=== Recorded data ===

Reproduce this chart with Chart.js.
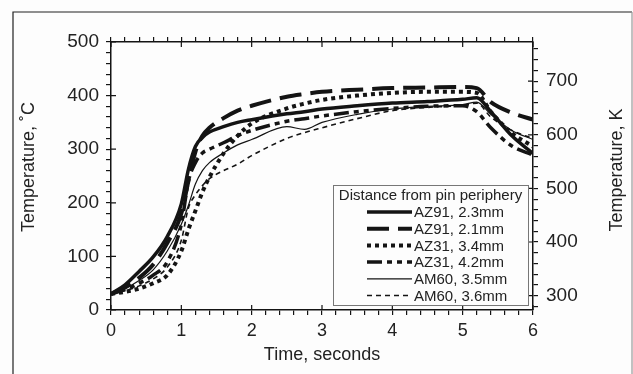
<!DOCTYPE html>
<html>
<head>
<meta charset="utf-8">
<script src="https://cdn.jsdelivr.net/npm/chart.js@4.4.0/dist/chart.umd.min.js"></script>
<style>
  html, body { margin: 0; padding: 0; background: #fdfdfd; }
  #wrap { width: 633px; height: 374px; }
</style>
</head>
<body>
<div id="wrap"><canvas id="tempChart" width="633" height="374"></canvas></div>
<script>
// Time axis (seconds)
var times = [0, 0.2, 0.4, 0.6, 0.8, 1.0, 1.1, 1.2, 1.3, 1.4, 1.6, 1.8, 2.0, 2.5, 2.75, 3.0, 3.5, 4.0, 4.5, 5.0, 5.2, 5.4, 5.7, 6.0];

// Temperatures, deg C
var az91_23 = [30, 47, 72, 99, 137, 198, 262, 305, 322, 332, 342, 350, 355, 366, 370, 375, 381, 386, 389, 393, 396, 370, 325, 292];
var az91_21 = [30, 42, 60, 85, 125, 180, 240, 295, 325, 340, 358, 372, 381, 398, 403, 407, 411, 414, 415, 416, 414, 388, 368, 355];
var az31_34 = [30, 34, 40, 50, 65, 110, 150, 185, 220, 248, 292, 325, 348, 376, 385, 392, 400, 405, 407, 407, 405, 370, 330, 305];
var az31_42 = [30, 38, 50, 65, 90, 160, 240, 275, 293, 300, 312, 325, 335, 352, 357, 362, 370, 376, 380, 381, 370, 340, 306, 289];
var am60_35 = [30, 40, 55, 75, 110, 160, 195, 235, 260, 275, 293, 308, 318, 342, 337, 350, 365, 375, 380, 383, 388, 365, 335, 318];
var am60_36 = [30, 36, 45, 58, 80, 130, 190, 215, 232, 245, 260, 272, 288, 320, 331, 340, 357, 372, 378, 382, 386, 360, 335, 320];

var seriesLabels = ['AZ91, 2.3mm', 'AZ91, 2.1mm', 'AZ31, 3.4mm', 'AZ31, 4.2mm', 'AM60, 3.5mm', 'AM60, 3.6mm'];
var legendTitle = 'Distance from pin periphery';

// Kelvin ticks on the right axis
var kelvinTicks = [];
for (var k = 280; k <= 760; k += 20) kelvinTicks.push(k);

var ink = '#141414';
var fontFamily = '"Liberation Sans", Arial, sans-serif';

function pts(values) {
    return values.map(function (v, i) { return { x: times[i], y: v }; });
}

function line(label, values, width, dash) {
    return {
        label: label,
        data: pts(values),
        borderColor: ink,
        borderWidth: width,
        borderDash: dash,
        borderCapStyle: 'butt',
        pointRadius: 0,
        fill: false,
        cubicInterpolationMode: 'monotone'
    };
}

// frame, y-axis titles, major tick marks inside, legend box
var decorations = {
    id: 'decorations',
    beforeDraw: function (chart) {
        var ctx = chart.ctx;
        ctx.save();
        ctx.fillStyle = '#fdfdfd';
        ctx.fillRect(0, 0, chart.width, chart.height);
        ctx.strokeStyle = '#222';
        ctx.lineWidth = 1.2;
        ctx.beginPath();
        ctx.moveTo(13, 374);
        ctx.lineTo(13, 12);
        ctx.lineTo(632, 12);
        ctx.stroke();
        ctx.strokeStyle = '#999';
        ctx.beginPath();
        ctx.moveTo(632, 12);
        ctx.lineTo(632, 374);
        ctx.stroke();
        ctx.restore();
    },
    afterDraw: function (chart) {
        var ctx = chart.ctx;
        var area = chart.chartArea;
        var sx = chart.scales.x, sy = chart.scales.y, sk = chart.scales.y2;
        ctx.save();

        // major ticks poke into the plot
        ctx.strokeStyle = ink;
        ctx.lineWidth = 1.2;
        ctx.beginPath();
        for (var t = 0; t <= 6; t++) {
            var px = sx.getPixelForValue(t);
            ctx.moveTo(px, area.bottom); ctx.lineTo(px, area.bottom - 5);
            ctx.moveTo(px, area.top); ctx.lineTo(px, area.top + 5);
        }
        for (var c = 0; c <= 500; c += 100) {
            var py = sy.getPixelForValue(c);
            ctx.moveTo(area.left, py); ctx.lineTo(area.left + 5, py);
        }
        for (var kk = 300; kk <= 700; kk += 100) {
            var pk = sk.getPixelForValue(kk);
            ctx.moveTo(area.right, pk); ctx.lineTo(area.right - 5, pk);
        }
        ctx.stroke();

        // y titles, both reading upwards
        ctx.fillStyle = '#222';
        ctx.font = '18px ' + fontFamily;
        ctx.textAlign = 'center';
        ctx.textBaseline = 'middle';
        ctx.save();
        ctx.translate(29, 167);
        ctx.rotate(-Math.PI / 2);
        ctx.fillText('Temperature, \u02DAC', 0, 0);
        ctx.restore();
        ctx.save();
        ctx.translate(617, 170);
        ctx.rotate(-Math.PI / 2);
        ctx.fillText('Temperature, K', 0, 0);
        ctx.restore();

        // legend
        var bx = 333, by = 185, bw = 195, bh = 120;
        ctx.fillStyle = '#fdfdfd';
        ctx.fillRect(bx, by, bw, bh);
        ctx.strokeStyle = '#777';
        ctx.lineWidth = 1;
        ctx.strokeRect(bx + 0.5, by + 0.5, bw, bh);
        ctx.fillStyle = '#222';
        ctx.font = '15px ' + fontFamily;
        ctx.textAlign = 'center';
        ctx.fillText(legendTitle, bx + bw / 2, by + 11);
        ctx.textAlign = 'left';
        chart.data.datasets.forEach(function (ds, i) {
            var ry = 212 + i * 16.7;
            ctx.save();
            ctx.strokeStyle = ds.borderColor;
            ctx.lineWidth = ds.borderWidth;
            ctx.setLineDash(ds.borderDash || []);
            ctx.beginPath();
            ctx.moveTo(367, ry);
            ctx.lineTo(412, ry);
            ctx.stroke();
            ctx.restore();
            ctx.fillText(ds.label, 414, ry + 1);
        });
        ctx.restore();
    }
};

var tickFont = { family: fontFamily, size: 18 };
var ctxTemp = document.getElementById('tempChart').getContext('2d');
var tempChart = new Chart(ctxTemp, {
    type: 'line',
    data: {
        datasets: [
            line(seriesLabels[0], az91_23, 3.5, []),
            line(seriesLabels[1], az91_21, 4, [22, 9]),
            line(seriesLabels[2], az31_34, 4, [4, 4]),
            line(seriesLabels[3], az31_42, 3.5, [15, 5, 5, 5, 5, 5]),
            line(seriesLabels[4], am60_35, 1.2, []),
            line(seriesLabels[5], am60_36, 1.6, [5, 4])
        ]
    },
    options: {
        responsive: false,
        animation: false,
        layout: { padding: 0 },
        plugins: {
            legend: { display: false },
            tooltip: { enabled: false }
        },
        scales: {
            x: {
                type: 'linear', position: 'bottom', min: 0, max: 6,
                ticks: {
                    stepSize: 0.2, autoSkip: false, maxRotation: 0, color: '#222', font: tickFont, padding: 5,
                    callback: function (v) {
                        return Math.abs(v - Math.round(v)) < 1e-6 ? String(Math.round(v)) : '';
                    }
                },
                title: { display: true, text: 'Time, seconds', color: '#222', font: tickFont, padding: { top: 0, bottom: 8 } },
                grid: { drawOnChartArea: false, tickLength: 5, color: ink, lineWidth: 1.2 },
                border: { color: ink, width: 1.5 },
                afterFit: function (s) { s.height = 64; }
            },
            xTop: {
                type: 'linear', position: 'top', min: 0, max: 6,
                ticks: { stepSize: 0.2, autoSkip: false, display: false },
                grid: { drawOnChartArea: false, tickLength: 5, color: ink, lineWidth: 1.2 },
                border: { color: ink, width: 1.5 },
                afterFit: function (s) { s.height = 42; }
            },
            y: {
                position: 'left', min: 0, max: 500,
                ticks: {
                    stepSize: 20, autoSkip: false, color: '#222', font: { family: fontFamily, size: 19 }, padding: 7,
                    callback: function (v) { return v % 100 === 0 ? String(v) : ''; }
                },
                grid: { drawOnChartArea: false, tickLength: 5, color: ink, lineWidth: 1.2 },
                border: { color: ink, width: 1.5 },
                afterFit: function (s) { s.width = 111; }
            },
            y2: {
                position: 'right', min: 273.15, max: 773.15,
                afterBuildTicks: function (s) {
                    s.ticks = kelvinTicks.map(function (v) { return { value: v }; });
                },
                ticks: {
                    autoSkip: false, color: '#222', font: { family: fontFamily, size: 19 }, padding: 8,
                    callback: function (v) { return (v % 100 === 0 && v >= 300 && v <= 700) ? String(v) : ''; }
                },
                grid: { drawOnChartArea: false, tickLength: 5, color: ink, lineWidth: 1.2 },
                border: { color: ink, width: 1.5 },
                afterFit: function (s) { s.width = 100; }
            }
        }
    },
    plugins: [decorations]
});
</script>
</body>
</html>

===

Leave out the pictures. Transcribe only the lines above, from the first through the one that contains "360, 335, 320];".

Reproduce this chart with Chart.js.
<!DOCTYPE html>
<html>
<head>
<meta charset="utf-8">
<script src="https://cdn.jsdelivr.net/npm/chart.js@4.4.0/dist/chart.umd.min.js"></script>
<style>
  html, body { margin: 0; padding: 0; background: #fdfdfd; }
  #wrap { width: 633px; height: 374px; }
</style>
</head>
<body>
<div id="wrap"><canvas id="tempChart" width="633" height="374"></canvas></div>
<script>
// Time axis (seconds)
var times = [0, 0.2, 0.4, 0.6, 0.8, 1.0, 1.1, 1.2, 1.3, 1.4, 1.6, 1.8, 2.0, 2.5, 2.75, 3.0, 3.5, 4.0, 4.5, 5.0, 5.2, 5.4, 5.7, 6.0];

// Temperatures, deg C
var az91_23 = [30, 47, 72, 99, 137, 198, 262, 305, 322, 332, 342, 350, 355, 366, 370, 375, 381, 386, 389, 393, 396, 370, 325, 292];
var az91_21 = [30, 42, 60, 85, 125, 180, 240, 295, 325, 340, 358, 372, 381, 398, 403, 407, 411, 414, 415, 416, 414, 388, 368, 355];
var az31_34 = [30, 34, 40, 50, 65, 110, 150, 185, 220, 248, 292, 325, 348, 376, 385, 392, 400, 405, 407, 407, 405, 370, 330, 305];
var az31_42 = [30, 38, 50, 65, 90, 160, 240, 275, 293, 300, 312, 325, 335, 352, 357, 362, 370, 376, 380, 381, 370, 340, 306, 289];
var am60_35 = [30, 40, 55, 75, 110, 160, 195, 235, 260, 275, 293, 308, 318, 342, 337, 350, 365, 375, 380, 383, 388, 365, 335, 318];
var am60_36 = [30, 36, 45, 58, 80, 130, 190, 215, 232, 245, 260, 272, 288, 320, 331, 340, 357, 372, 378, 382, 386, 360, 335, 320];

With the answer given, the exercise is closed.